Frédéric Delâge - Kate Bush - Le temps du rêve

Sorti le: 01/03/2017

Par Jean-Philippe Haas

Label: Le mot et le reste

Site: https://lemotetlereste.com/musiques/katebush/

Frédéric Delâge n’attendait sans doute qu’un bon prétexte pour écrire la première et unique biographie en français consacrée à cette extra-terrestre de la musique pop anglaise, bien que que le terme « pop » sied très mal à quelqu’un qui n’a jamais respecté aucun des codes musicaux en vigueur et a souvent suivi son seul instinct. Toujours est-il que l’auteur de Prog 100 a vraisemblablement saisi le retour sur scène aussi inattendu que réussi de Kate Bush pour signer cet ouvrage où se devine une passion immodérée – mais compréhensible – envers celle dont l’influence est aujourd’hui encore largement revendiquée par de nombreux artistes.

Extrêmement bien documenté, comme tous les ouvrages de l’auteur, Le temps du rêve se veut factuel, pédagogique, évitant les appréciations trop personnelles sauf peut-être lorsqu’il s’agit de l’analyse de l’œuvre discographique. Pour l’essentiel, on suit la trajectoire artistique de Kate Bush comme on lirait un roman, les passages plus techniques pouvant être, selon les cas, dévorés par les fans avides de détails ou laissés temporairement de côté par ceux qui sont moins familiers avec ses disques. L’écriture de Delâge est fluide dans les parties narratives, un peu plus touffue – et subjective, forcément – dans le déchiffrage des albums, mais on décroche difficilement de la lecture de ce parcours atypique que résument bien imparfaitement les seuls tubes « Babooshka », « Running Up That Hill » ou « Don’t Give Up ».

On découvre d’abord une très jeune fille au caractère trempé, composant précocement des dizaines de chansons, entourée d’une famille aimante au sein de laquelle la musique et l’art en général occupent une place importante. On vit le début d’une carrière appuyée par David Gilmour et le succès de l’improbable « Wuthering Heights ». On apprend à connaître celle qui, après une ascension fulgurante, va refuser la plupart du temps toute surexposition médiatique, ne fera que peu de compromis avec sa maison de disques et saura se préserver des dangers de la gloire trop vite acquise. On vit aussi ses doutes d’artistes, son refus de la répétition, ses périodes difficiles, ses disparitions plus ou moins longues, ses retours souvent imprévisibles mais qui soulèvent à chaque fois l’enthousiasme. On se réjouit de l’incroyable succès de sa série de concerts au Hammersmith Apollo en 2014 (les quatre-vingt mille places se sont vendues en un quart d’heure), trente-cinq ans après sa dernière tournée en date (The Tour of Life , 1979), promesse de belles choses à venir.

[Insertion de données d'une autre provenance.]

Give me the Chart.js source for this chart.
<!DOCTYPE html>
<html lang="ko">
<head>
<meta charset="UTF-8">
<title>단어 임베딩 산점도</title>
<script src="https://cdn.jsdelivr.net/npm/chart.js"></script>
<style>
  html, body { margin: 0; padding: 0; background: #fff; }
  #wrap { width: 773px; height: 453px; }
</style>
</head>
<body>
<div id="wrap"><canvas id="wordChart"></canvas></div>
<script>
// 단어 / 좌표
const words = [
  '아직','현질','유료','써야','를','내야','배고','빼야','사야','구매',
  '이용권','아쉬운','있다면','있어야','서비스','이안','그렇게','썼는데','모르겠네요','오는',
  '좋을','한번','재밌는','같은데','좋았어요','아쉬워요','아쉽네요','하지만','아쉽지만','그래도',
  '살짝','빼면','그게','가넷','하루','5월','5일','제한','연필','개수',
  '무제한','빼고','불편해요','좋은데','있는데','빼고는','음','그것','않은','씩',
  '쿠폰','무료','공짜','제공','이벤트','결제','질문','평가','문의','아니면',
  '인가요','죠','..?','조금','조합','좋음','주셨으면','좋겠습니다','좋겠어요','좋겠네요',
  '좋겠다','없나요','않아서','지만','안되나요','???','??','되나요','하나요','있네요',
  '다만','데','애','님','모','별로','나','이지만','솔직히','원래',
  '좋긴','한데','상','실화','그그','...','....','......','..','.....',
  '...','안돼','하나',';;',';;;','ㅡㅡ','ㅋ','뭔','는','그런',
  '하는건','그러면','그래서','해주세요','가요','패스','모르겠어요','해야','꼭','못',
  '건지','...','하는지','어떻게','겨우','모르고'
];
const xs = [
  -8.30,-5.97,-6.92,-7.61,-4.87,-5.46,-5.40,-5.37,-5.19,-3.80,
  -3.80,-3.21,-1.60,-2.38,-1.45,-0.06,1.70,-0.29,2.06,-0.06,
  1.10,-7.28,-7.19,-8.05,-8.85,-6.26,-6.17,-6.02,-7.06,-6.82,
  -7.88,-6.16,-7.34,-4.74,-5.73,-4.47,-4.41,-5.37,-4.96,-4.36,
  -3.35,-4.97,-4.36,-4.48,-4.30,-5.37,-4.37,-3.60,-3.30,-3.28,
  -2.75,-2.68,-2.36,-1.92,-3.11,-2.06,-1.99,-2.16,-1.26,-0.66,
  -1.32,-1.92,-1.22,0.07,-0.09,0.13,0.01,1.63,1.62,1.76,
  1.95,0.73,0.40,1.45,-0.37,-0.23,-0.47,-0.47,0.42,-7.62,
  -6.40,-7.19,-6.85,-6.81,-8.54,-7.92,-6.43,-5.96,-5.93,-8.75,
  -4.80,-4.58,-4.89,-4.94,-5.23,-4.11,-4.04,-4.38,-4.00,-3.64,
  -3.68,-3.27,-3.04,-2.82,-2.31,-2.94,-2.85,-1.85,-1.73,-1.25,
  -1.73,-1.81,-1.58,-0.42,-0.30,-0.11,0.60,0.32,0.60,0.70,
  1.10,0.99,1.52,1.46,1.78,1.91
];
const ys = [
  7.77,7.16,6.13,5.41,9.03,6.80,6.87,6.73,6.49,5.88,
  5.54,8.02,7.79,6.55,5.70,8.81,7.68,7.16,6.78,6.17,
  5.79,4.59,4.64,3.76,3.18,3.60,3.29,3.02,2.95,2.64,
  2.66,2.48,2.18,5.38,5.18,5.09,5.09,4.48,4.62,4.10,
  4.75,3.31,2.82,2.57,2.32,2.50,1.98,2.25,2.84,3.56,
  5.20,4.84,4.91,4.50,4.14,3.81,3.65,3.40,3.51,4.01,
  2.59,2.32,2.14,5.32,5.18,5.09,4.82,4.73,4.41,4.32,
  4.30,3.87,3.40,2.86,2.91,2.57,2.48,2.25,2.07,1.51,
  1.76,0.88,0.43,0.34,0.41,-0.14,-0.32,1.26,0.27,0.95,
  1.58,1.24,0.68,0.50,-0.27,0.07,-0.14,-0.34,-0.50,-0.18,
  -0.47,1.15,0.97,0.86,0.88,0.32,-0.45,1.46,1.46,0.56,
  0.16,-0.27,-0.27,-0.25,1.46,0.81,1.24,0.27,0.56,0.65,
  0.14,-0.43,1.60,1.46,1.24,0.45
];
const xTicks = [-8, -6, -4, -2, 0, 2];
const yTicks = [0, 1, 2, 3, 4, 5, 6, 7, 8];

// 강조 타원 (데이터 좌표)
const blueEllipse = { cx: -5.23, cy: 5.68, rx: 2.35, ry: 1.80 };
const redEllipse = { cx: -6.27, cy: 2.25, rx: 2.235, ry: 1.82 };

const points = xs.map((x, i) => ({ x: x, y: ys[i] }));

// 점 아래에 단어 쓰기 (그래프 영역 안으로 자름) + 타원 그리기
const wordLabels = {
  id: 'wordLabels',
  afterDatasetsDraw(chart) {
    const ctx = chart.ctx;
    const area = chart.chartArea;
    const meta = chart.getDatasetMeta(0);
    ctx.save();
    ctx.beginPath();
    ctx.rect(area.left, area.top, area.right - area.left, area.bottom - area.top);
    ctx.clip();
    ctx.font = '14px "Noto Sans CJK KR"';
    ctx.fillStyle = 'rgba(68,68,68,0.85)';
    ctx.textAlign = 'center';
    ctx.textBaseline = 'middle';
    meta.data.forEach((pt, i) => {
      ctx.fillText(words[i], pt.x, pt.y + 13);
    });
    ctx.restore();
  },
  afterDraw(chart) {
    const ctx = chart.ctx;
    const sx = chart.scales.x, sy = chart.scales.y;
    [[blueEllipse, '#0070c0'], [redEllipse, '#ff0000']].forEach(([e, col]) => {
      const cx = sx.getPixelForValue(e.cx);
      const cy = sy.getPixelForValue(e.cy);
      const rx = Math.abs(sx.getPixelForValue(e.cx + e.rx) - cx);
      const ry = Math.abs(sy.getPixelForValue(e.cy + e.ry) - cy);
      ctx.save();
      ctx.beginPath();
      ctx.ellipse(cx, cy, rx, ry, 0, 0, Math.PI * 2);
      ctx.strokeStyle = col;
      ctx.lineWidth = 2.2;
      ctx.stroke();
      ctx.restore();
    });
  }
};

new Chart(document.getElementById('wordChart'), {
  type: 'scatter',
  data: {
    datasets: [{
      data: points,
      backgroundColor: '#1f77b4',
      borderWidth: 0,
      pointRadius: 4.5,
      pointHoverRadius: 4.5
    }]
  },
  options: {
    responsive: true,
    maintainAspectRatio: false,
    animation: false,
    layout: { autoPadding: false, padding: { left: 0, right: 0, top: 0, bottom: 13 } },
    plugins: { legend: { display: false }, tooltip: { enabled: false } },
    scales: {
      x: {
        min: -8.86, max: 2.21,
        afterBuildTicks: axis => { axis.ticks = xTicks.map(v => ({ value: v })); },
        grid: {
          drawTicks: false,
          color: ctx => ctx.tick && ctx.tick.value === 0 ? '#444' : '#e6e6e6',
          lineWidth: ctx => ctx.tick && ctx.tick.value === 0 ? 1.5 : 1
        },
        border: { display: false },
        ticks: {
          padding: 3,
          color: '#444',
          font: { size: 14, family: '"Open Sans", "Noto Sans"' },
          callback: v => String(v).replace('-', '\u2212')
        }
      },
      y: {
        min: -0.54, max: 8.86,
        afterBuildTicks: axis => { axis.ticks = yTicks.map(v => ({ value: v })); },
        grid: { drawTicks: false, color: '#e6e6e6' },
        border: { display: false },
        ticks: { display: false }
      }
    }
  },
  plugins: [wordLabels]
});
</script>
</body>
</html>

On ne peut que saluer la parution de cette bio qui repeuple un peu l’inexplicable désert livresque qui entoure en France la carrière d’une artiste d’exception. Peut-être personne n’a-t-il jamais osé s’attaquer sérieusement au parcours intimidant de Kate Bush ? Frédéric Delâge l’a fait, brillamment, et on a simplement envie de lui dire : merci.